Abstract

Large-scale multiobjective optimization problems (LSMOPs) have exponential growth in the search space as the decision variables increase, and the vast search space poses a challenge to the performance of multiobjective evolutionary algorithms (MOEAs). Many current large-scale MOEAs need to consume a large amount of computational resources to get good performance. This paper proposes a two-stage direction-guided evolutionary algorithm for large-scale multiobjective optimization (LMOEA-S2D) to balance the performance and computational resource overhead. The algorithm exploits the Pareto-optimality property of domination and the diversity-preserving property of decomposition to optimize the performance in the two stages, respectively, and designs a corresponding direction-guided mechanism to improve search efficiency.

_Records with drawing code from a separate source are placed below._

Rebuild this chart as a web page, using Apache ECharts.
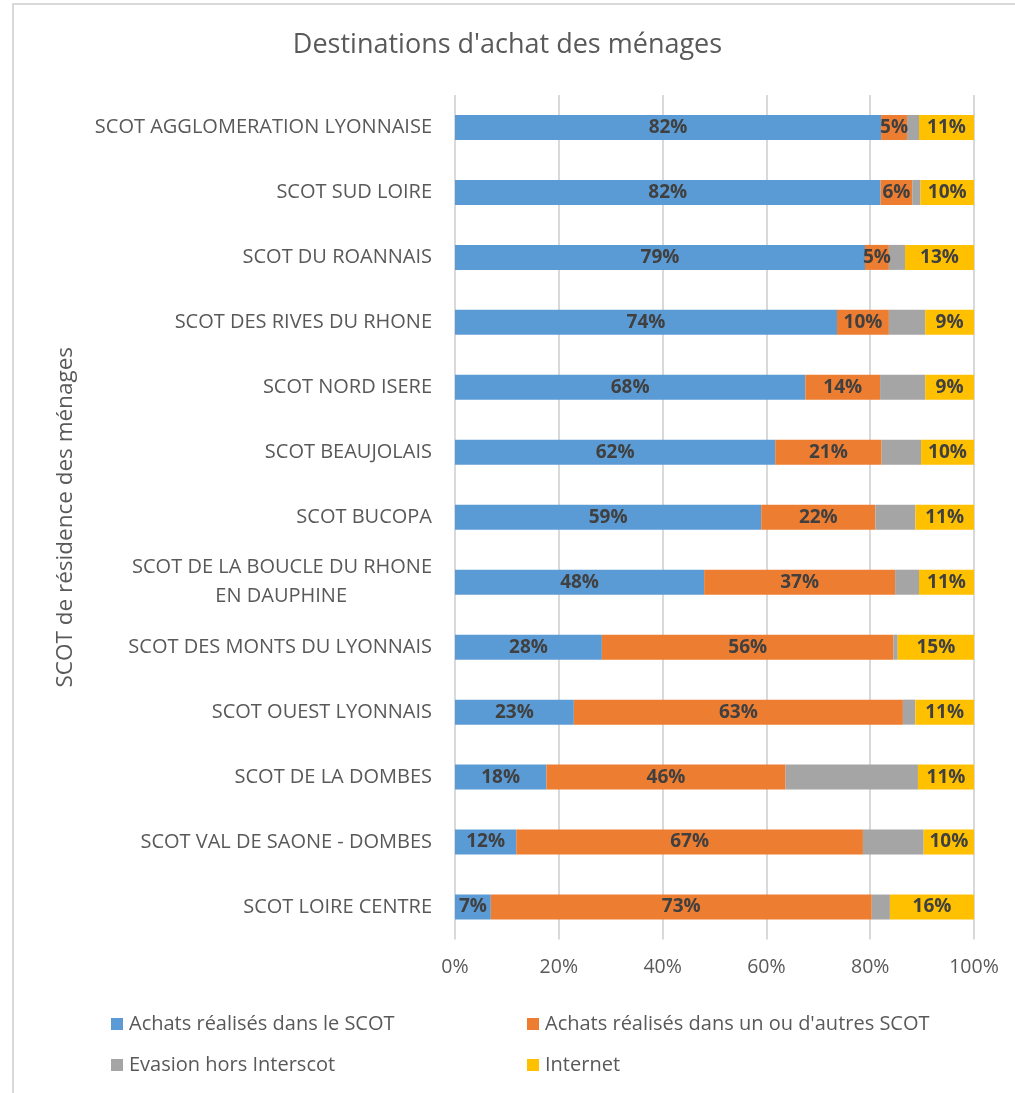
<!DOCTYPE html>
<html>
<head>
<meta charset="utf-8">
<title>Destinations d'achat des ménages</title>
<script src="https://cdn.jsdelivr.net/npm/echarts@6/dist/echarts.min.js"></script>
<style>
  html, body { margin: 0; padding: 0; background: #ffffff; }
  #chart { width: 1015px; height: 1093px; }
</style>
</head>
<body>
<div id="chart"></div>
<script>
// SCOT of residence (top to bottom)
const categories = [
  'SCOT AGGLOMERATION LYONNAISE',
  'SCOT SUD LOIRE',
  'SCOT DU ROANNAIS',
  'SCOT DES RIVES DU RHONE',
  'SCOT NORD ISERE',
  'SCOT BEAUJOLAIS',
  'SCOT BUCOPA',
  'SCOT DE LA BOUCLE DU RHONE\nEN DAUPHINE',
  'SCOT DES MONTS DU LYONNAIS',
  'SCOT OUEST LYONNAIS',
  'SCOT DE LA DOMBES',
  'SCOT VAL DE SAONE - DOMBES',
  'SCOT LOIRE CENTRE'
];

// Share of household purchases (%)
const achatsDansScot   = [82.1, 82.0, 79.0, 73.6, 67.5, 61.7, 59.0, 48.0, 28.3, 22.9, 17.6, 11.8, 6.9];
const achatsAutresScot = [5.0, 6.1, 4.6, 10.0, 14.4, 20.5, 22.0, 36.8, 56.2, 63.4, 46.1, 66.8, 73.4];
const evasionHors      = [2.3, 1.6, 3.1, 7.0, 8.7, 7.6, 7.7, 4.6, 0.8, 2.4, 25.5, 11.7, 3.5];
const internet         = [10.6, 10.3, 13.3, 9.4, 9.4, 10.2, 11.3, 10.6, 14.7, 11.3, 10.8, 9.7, 16.2];

const seriesNames = [
  'Achats réalisés dans le SCOT',
  "Achats réalisés dans un ou d'autres SCOT",
  'Evasion hors Interscot',
  'Internet'
];
const xTicks = [0, 20, 40, 60, 80, 100];

const FONT = '"Open Sans", Lato, sans-serif';
const TEXT = '#595959';

const chart = echarts.init(document.getElementById('chart'), null, { renderer: 'canvas' });

function barSeries(name, data, color, showLabel) {
  return {
    name: name,
    type: 'bar',
    stack: 'total',
    barWidth: 25,
    data: data,
    itemStyle: { color: color },
    label: {
      show: showLabel,
      position: 'inside',
      formatter: p => Math.round(p.value) + '%',
      color: '#404040',
      fontWeight: 'bold',
      fontSize: 19,
      fontFamily: FONT
    },
    emphasis: { disabled: true }
  };
}

chart.setOption({
  animation: false,
  backgroundColor: '#ffffff',
  graphic: [{
    type: 'rect',
    shape: { x: 13, y: 4, width: 1100, height: 1200 },
    style: { fill: 'none', stroke: '#d9d9d9', lineWidth: 2 },
    silent: true,
    z: -10
  }],
  title: {
    text: "Destinations d'achat des ménages",
    left: 'center',
    top: 27,
    textStyle: { fontSize: 27, fontWeight: 'normal', color: TEXT, fontFamily: FONT }
  },
  legend: [{
    data: [seriesNames[0], seriesNames[2]],
    orient: 'vertical',
    left: 106,
    top: 1009,
    itemWidth: 12,
    itemHeight: 12,
    itemGap: 21,
    icon: 'rect',
    textStyle: { fontSize: 20, color: TEXT, fontFamily: FONT, padding: [0, 0, 0, 1] }
  }, {
    data: [seriesNames[1], seriesNames[3]],
    orient: 'vertical',
    left: 522,
    top: 1009,
    itemWidth: 12,
    itemHeight: 12,
    itemGap: 21,
    icon: 'rect',
    textStyle: { fontSize: 20, color: TEXT, fontFamily: FONT, padding: [0, 0, 0, 1] }
  }],
  grid: { left: 455, right: 41, top: 95, bottom: 153.5 },
  xAxis: {
    type: 'value',
    min: 0,
    max: 100,
    interval: 20,
    axisLabel: {
      formatter: v => xTicks.includes(v) ? v + '%' : '',
      color: TEXT,
      fontSize: 19.5,
      fontFamily: FONT,
      margin: 18
    },
    axisLine: { show: false },
    axisTick: { show: false },
    splitLine: { show: true, lineStyle: { color: '#d9d9d9', width: 2 } }
  },
  yAxis: {
    type: 'category',
    inverse: true,
    data: categories,
    name: 'SCOT de résidence des ménages',
    nameLocation: 'middle',
    nameGap: 378,
    nameTextStyle: { fontSize: 22.5, color: TEXT, fontFamily: FONT },
    axisLine: { show: false },
    axisTick: { show: false },
    axisLabel: {
      color: TEXT,
      fontSize: 20,
      fontFamily: FONT,
      margin: 23,
      lineHeight: 29,
      formatter: function (v) {
        const parts = v.split('\n');
        if (parts.length === 1) return v;
        return '{a|' + parts[0] + '}\n{b|' + parts[1] + '}';
      },
      rich: {
        a: { fontSize: 20, color: TEXT, fontFamily: FONT, lineHeight: 29 },
        b: { fontSize: 20, color: TEXT, fontFamily: FONT, lineHeight: 29, padding: [0, 85, 0, 0] }
      }
    },
    splitLine: { show: false }
  },
  series: [
    barSeries(seriesNames[0], achatsDansScot, '#5B9BD5', true),
    barSeries(seriesNames[1], achatsAutresScot, '#ED7D31', true),
    barSeries(seriesNames[2], evasionHors, '#A5A5A5', false),
    barSeries(seriesNames[3], internet, '#FFC000', true)
  ]
});
</script>
</body>
</html>
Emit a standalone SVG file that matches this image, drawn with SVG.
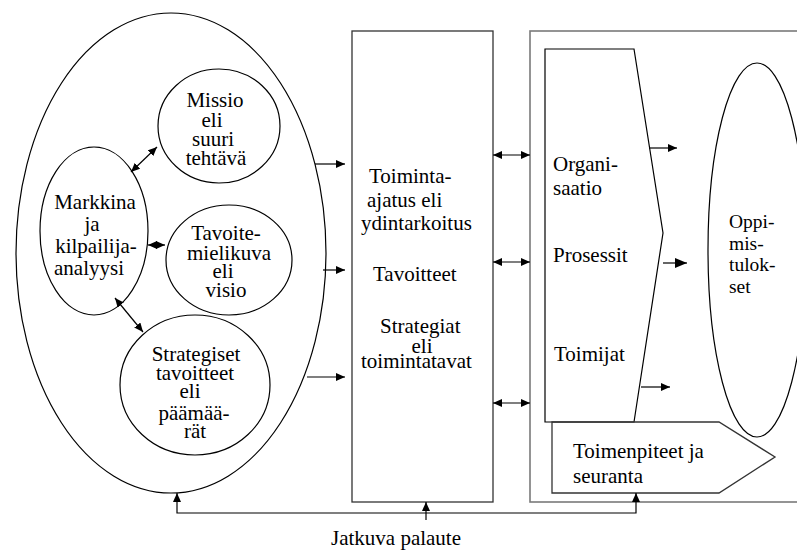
<svg xmlns="http://www.w3.org/2000/svg" width="797" height="552" viewBox="0 0 797 552" font-family="'Liberation Serif', 'Times New Roman', Times, serif">
  <style>
    .shape { fill: none; stroke: #000; stroke-width: 1.2; }
    .frame { fill: none; stroke: #7a7a7a; stroke-width: 1.6; }
    .box { fill: none; stroke: #333; stroke-width: 1.3; }
    .conn { fill: none; stroke: #000; stroke-width: 1.2; }
    text { font-family: "Liberation Serif", "Times New Roman", Times, serif; font-size: 21px; fill: #000; }
    .mid { text-anchor: middle; }
    .small { font-size: 19.5px; }
  </style>
  <defs>
    <marker id="arrow" markerUnits="userSpaceOnUse" markerWidth="10" markerHeight="8" refX="9" refY="4" orient="auto-start-reverse">
      <path d="M0,0 L9,4 L0,8 z" fill="#000"/>
    </marker>
    <marker id="arrowBig" markerUnits="userSpaceOnUse" markerWidth="13" markerHeight="10" refX="12" refY="5" orient="auto">
      <path d="M0,0 L12,5 L0,10 z" fill="#000"/>
    </marker>
  </defs>

  <!-- Strategic planning ellipse -->
  <g id="strategia">
    <ellipse class="shape" cx="171" cy="253" rx="155" ry="240"/>
  </g>

  <g id="missio">
    <ellipse class="shape" cx="219" cy="126" rx="61" ry="57"/>
    <text class="mid" x="215" y="107">Missio</text>
    <text class="mid" x="212" y="127">eli</text>
    <text class="mid" x="213" y="146">suuri</text>
    <text class="mid" x="216" y="165">tehtävä</text>
  </g>

  <g id="markkina">
    <ellipse class="shape" cx="94" cy="231" rx="54" ry="84"/>
    <text class="mid" x="95" y="209">Markkina</text>
    <text class="mid" x="92" y="231">ja</text>
    <text class="mid" x="96" y="253">kilpailija-</text>
    <text class="mid" x="89" y="275">analyysi</text>
  </g>

  <g id="tavoitemielikuva">
    <ellipse class="shape" cx="229" cy="260" rx="63" ry="55"/>
    <text class="mid" x="226" y="240">Tavoite-</text>
    <text class="mid" x="229" y="260">mielikuva</text>
    <text class="mid" x="223" y="278">eli</text>
    <text class="mid" x="226" y="297">visio</text>
  </g>

  <g id="strategiset">
    <ellipse class="shape" cx="195" cy="385" rx="75" ry="70"/>
    <text class="mid" x="196" y="361">Strategiset</text>
    <text class="mid" x="195" y="380">tavoitteet</text>
    <text class="mid" x="190" y="398">eli</text>
    <text class="mid" x="194" y="420">päämää-</text>
    <text class="mid" x="195" y="438">rät</text>
  </g>

  <!-- Core purpose column -->
  <g id="toimintaajatus">
    <rect class="box" x="352" y="31" width="141" height="471"/>
    <text x="369" y="183">Toiminta-</text>
    <text x="367" y="207">ajatus eli</text>
    <text x="361" y="230">ydintarkoitus</text>
    <text x="373" y="281">Tavoitteet</text>
    <text x="380" y="333">Strategiat</text>
    <text class="mid" x="422" y="353">eli</text>
    <text x="361" y="368">toimintatavat</text>
  </g>

  <!-- Implementation frame -->
  <g id="toteutus">
    <rect class="frame" x="530" y="31" width="280" height="471"/>
  </g>

  <g id="resurssit">
    <path class="shape" d="M545,49 L634,49 L663,233 L634,422 L545,422 Z"/>
    <text x="553" y="171">Organi-</text>
    <text x="553" y="195">saatio</text>
    <text x="553" y="262">Prosessit</text>
    <text x="554" y="361">Toimijat</text>
  </g>

  <g id="oppimistulokset">
    <ellipse class="shape" cx="757" cy="250" rx="49" ry="187"/>
    <text class="small" x="729" y="228">Oppi-</text>
    <text class="small" x="729" y="250">mis-</text>
    <text class="small" x="729" y="271">tulok-</text>
    <text class="small" x="729" y="293">set</text>
  </g>

  <g id="toimenpiteet">
    <path class="box" d="M552,422 L719,422 L775,457 L719,493 L552,493 Z"/>
    <text x="573" y="458">Toimenpiteet ja</text>
    <text x="573" y="483">seuranta</text>
  </g>

  <g id="palaute">
    <text x="331" y="545">Jatkuva palaute</text>
  </g>

  <!-- Connectors -->
  <g id="connectors">
    <line class="conn" x1="131" y1="172" x2="157" y2="147" marker-start="url(#arrow)" marker-end="url(#arrow)"/>
    <line class="conn" x1="148" y1="245" x2="165" y2="245" marker-start="url(#arrow)" marker-end="url(#arrow)"/>
    <line class="conn" x1="115" y1="298" x2="143" y2="332" marker-start="url(#arrow)" marker-end="url(#arrow)"/>

    <line class="conn" x1="315" y1="164" x2="345" y2="164" marker-end="url(#arrow)"/>
    <line class="conn" x1="323" y1="270" x2="345" y2="270" marker-end="url(#arrow)"/>
    <line class="conn" x1="307" y1="377" x2="345" y2="377" marker-end="url(#arrow)"/>

    <line class="conn" x1="493" y1="155" x2="530" y2="155" marker-start="url(#arrow)" marker-end="url(#arrow)"/>
    <line class="conn" x1="493" y1="262" x2="530" y2="262" marker-start="url(#arrow)" marker-end="url(#arrow)"/>
    <line class="conn" x1="493" y1="403" x2="530" y2="403" marker-start="url(#arrow)" marker-end="url(#arrow)"/>

    <line class="conn" x1="649" y1="148" x2="677" y2="148" marker-end="url(#arrow)"/>
    <line class="conn" x1="663" y1="263" x2="687" y2="263" marker-end="url(#arrowBig)"/>
    <line class="conn" x1="641" y1="387" x2="670" y2="387" marker-end="url(#arrow)"/>

    <polyline class="conn" points="177,493 177,513 636,513 636,493" marker-start="url(#arrow)" marker-end="url(#arrow)"/>
    <line class="conn" x1="426" y1="520" x2="426" y2="502" marker-end="url(#arrow)"/>
  </g>
</svg>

LMOEA-S2D designs global direction search and local direction search in the domination-based stage for efficient exploitation to accelerate population convergence. To promote greater population diversity, a hybrid direction search was devised to aid diversity exploration in the decomposition-based stage, and this facilitates even distribution of candidate solutions across the Pareto optimal frontier. LMOEA-S2D is compared with five state-of-the-art large-scale MOEAs on some large-scale multiobjective test suites with 100 to 5,000 decision variables. The experimental results show that LMOEA-S2D significantly outperformed all compared algorithms under limited computational resources.